### Your goal
Write the records below out in full, character for character, with no pictures.

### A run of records
◆ ◆ ◆ ◆ ◆
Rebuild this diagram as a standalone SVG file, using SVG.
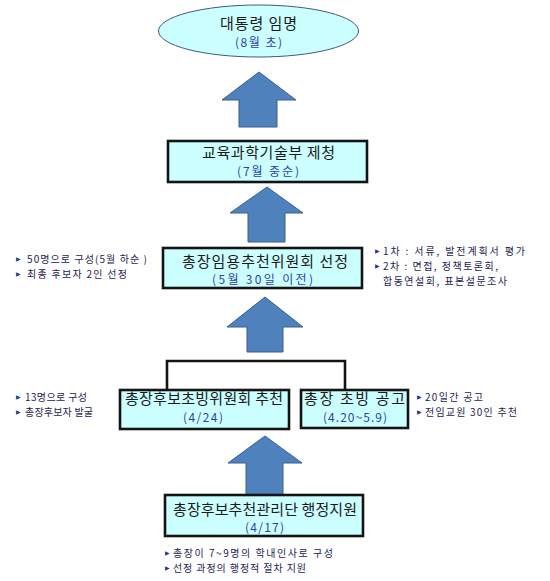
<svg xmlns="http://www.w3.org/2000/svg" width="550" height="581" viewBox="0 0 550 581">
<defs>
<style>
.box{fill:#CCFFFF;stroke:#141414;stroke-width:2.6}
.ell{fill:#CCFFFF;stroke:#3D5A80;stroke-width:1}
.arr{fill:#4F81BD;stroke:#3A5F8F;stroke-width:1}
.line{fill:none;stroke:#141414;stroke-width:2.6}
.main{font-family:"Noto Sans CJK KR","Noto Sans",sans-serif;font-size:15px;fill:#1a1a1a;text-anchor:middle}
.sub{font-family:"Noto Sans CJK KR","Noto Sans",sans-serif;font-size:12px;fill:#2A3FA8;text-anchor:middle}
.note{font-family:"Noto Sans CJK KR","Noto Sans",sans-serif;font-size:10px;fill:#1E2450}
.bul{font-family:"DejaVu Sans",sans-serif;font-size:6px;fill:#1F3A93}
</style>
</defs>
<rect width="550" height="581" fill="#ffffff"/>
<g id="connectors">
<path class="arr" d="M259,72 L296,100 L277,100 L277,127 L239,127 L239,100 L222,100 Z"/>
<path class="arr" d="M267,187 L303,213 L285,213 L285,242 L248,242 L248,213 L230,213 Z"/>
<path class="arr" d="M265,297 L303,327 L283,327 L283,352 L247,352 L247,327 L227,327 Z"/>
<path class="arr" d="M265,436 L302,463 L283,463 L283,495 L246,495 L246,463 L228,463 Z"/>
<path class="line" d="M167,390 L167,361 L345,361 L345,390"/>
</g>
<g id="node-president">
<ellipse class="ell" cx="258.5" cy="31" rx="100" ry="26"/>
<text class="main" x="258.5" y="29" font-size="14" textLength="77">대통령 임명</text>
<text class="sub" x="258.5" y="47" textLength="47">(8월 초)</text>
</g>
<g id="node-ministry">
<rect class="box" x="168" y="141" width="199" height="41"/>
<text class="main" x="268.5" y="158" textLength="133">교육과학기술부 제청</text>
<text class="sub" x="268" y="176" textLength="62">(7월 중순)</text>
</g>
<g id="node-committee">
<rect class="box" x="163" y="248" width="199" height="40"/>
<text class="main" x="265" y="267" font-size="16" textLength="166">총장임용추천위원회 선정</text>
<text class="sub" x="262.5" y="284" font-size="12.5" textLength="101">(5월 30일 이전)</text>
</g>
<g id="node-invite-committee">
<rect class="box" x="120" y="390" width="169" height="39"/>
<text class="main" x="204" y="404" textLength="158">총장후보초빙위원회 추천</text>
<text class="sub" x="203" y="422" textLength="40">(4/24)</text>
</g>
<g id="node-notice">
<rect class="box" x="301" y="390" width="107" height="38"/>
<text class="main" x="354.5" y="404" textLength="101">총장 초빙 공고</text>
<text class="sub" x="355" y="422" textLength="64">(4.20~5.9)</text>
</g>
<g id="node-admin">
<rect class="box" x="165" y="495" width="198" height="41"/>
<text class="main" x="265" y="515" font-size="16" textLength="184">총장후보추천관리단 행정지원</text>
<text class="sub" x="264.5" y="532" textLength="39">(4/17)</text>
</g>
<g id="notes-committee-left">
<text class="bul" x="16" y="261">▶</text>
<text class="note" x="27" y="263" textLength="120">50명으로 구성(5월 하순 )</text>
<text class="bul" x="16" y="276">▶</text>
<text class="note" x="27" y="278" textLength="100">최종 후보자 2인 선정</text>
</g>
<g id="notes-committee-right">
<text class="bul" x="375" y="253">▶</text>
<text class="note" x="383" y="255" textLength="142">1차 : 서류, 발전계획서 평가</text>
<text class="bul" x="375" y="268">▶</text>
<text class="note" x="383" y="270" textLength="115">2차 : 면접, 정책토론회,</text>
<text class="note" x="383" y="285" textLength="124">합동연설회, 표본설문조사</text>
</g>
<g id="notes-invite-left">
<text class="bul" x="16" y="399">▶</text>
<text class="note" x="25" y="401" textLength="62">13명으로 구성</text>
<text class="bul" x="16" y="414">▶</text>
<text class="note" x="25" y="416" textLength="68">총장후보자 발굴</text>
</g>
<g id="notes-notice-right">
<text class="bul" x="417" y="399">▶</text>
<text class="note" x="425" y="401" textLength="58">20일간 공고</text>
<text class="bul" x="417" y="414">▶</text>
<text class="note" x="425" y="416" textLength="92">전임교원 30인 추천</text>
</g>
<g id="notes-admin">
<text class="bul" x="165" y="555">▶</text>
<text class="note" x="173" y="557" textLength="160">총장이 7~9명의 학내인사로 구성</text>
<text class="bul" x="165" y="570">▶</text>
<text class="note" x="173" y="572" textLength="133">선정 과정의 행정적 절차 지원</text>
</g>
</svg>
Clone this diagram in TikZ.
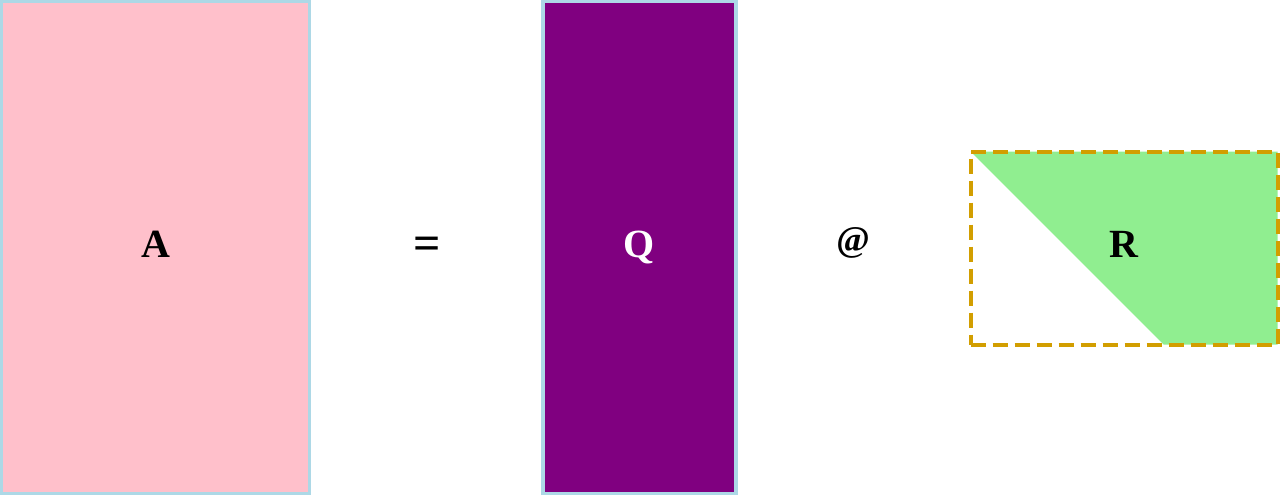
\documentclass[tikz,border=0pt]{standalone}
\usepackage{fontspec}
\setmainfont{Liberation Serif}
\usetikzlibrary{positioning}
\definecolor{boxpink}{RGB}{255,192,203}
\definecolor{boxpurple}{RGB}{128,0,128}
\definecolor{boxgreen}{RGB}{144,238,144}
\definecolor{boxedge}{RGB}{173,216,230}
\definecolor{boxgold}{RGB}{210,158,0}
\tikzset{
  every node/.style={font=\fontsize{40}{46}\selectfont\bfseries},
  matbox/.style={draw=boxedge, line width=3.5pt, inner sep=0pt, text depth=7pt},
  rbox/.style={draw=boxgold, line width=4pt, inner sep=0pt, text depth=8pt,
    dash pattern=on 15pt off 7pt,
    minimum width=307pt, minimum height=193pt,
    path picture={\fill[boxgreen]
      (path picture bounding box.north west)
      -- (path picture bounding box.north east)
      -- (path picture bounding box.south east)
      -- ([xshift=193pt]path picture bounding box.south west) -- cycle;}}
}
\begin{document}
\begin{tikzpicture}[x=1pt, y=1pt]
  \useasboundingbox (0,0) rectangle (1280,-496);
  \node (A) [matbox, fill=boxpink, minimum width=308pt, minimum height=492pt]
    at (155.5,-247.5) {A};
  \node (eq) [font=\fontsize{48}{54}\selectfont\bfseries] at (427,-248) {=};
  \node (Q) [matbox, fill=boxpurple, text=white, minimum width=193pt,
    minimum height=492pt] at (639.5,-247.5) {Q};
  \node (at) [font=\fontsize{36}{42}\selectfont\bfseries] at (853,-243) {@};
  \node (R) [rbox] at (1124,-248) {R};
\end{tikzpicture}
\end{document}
◆ ◆ ◆ ◆ ◆
### Output below
Rebuild this diagram as a standalone SVG file, using SVG.
<svg xmlns="http://www.w3.org/2000/svg" width="550" height="581" viewBox="0 0 550 581">
<defs>
<style>
.box{fill:#CCFFFF;stroke:#141414;stroke-width:2.6}
.ell{fill:#CCFFFF;stroke:#3D5A80;stroke-width:1}
.arr{fill:#4F81BD;stroke:#3A5F8F;stroke-width:1}
.line{fill:none;stroke:#141414;stroke-width:2.6}
.main{font-family:"Noto Sans CJK KR","Noto Sans",sans-serif;font-size:15px;fill:#1a1a1a;text-anchor:middle}
.sub{font-family:"Noto Sans CJK KR","Noto Sans",sans-serif;font-size:12px;fill:#2A3FA8;text-anchor:middle}
.note{font-family:"Noto Sans CJK KR","Noto Sans",sans-serif;font-size:10px;fill:#1E2450}
.bul{font-family:"DejaVu Sans",sans-serif;font-size:6px;fill:#1F3A93}
</style>
</defs>
<rect width="550" height="581" fill="#ffffff"/>
<g id="connectors">
<path class="arr" d="M259,72 L296,100 L277,100 L277,127 L239,127 L239,100 L222,100 Z"/>
<path class="arr" d="M267,187 L303,213 L285,213 L285,242 L248,242 L248,213 L230,213 Z"/>
<path class="arr" d="M265,297 L303,327 L283,327 L283,352 L247,352 L247,327 L227,327 Z"/>
<path class="arr" d="M265,436 L302,463 L283,463 L283,495 L246,495 L246,463 L228,463 Z"/>
<path class="line" d="M167,390 L167,361 L345,361 L345,390"/>
</g>
<g id="node-president">
<ellipse class="ell" cx="258.5" cy="31" rx="100" ry="26"/>
<text class="main" x="258.5" y="29" font-size="14" textLength="77">대통령 임명</text>
<text class="sub" x="258.5" y="47" textLength="47">(8월 초)</text>
</g>
<g id="node-ministry">
<rect class="box" x="168" y="141" width="199" height="41"/>
<text class="main" x="268.5" y="158" textLength="133">교육과학기술부 제청</text>
<text class="sub" x="268" y="176" textLength="62">(7월 중순)</text>
</g>
<g id="node-committee">
<rect class="box" x="163" y="248" width="199" height="40"/>
<text class="main" x="265" y="267" font-size="16" textLength="166">총장임용추천위원회 선정</text>
<text class="sub" x="262.5" y="284" font-size="12.5" textLength="101">(5월 30일 이전)</text>
</g>
<g id="node-invite-committee">
<rect class="box" x="120" y="390" width="169" height="39"/>
<text class="main" x="204" y="404" textLength="158">총장후보초빙위원회 추천</text>
<text class="sub" x="203" y="422" textLength="40">(4/24)</text>
</g>
<g id="node-notice">
<rect class="box" x="301" y="390" width="107" height="38"/>
<text class="main" x="354.5" y="404" textLength="101">총장 초빙 공고</text>
<text class="sub" x="355" y="422" textLength="64">(4.20~5.9)</text>
</g>
<g id="node-admin">
<rect class="box" x="165" y="495" width="198" height="41"/>
<text class="main" x="265" y="515" font-size="16" textLength="184">총장후보추천관리단 행정지원</text>
<text class="sub" x="264.5" y="532" textLength="39">(4/17)</text>
</g>
<g id="notes-committee-left">
<text class="bul" x="16" y="261">▶</text>
<text class="note" x="27" y="263" textLength="120">50명으로 구성(5월 하순 )</text>
<text class="bul" x="16" y="276">▶</text>
<text class="note" x="27" y="278" textLength="100">최종 후보자 2인 선정</text>
</g>
<g id="notes-committee-right">
<text class="bul" x="375" y="253">▶</text>
<text class="note" x="383" y="255" textLength="142">1차 : 서류, 발전계획서 평가</text>
<text class="bul" x="375" y="268">▶</text>
<text class="note" x="383" y="270" textLength="115">2차 : 면접, 정책토론회,</text>
<text class="note" x="383" y="285" textLength="124">합동연설회, 표본설문조사</text>
</g>
<g id="notes-invite-left">
<text class="bul" x="16" y="399">▶</text>
<text class="note" x="25" y="401" textLength="62">13명으로 구성</text>
<text class="bul" x="16" y="414">▶</text>
<text class="note" x="25" y="416" textLength="68">총장후보자 발굴</text>
</g>
<g id="notes-notice-right">
<text class="bul" x="417" y="399">▶</text>
<text class="note" x="425" y="401" textLength="58">20일간 공고</text>
<text class="bul" x="417" y="414">▶</text>
<text class="note" x="425" y="416" textLength="92">전임교원 30인 추천</text>
</g>
<g id="notes-admin">
<text class="bul" x="165" y="555">▶</text>
<text class="note" x="173" y="557" textLength="160">총장이 7~9명의 학내인사로 구성</text>
<text class="bul" x="165" y="570">▶</text>
<text class="note" x="173" y="572" textLength="133">선정 과정의 행정적 절차 지원</text>
</g>
</svg>
Clone this diagram in TikZ.
\documentclass[tikz,border=0pt]{standalone}
\usepackage{fontspec}
\setmainfont{Liberation Serif}
\usetikzlibrary{positioning}
\definecolor{boxpink}{RGB}{255,192,203}
\definecolor{boxpurple}{RGB}{128,0,128}
\definecolor{boxgreen}{RGB}{144,238,144}
\definecolor{boxedge}{RGB}{173,216,230}
\definecolor{boxgold}{RGB}{210,158,0}
\tikzset{
  every node/.style={font=\fontsize{40}{46}\selectfont\bfseries},
  matbox/.style={draw=boxedge, line width=3.5pt, inner sep=0pt, text depth=7pt},
  rbox/.style={draw=boxgold, line width=4pt, inner sep=0pt, text depth=8pt,
    dash pattern=on 15pt off 7pt,
    minimum width=307pt, minimum height=193pt,
    path picture={\fill[boxgreen]
      (path picture bounding box.north west)
      -- (path picture bounding box.north east)
      -- (path picture bounding box.south east)
      -- ([xshift=193pt]path picture bounding box.south west) -- cycle;}}
}
\begin{document}
\begin{tikzpicture}[x=1pt, y=1pt]
  \useasboundingbox (0,0) rectangle (1280,-496);
  \node (A) [matbox, fill=boxpink, minimum width=308pt, minimum height=492pt]
    at (155.5,-247.5) {A};
  \node (eq) [font=\fontsize{48}{54}\selectfont\bfseries] at (427,-248) {=};
  \node (Q) [matbox, fill=boxpurple, text=white, minimum width=193pt,
    minimum height=492pt] at (639.5,-247.5) {Q};
  \node (at) [font=\fontsize{36}{42}\selectfont\bfseries] at (853,-243) {@};
  \node (R) [rbox] at (1124,-248) {R};
\end{tikzpicture}
\end{document}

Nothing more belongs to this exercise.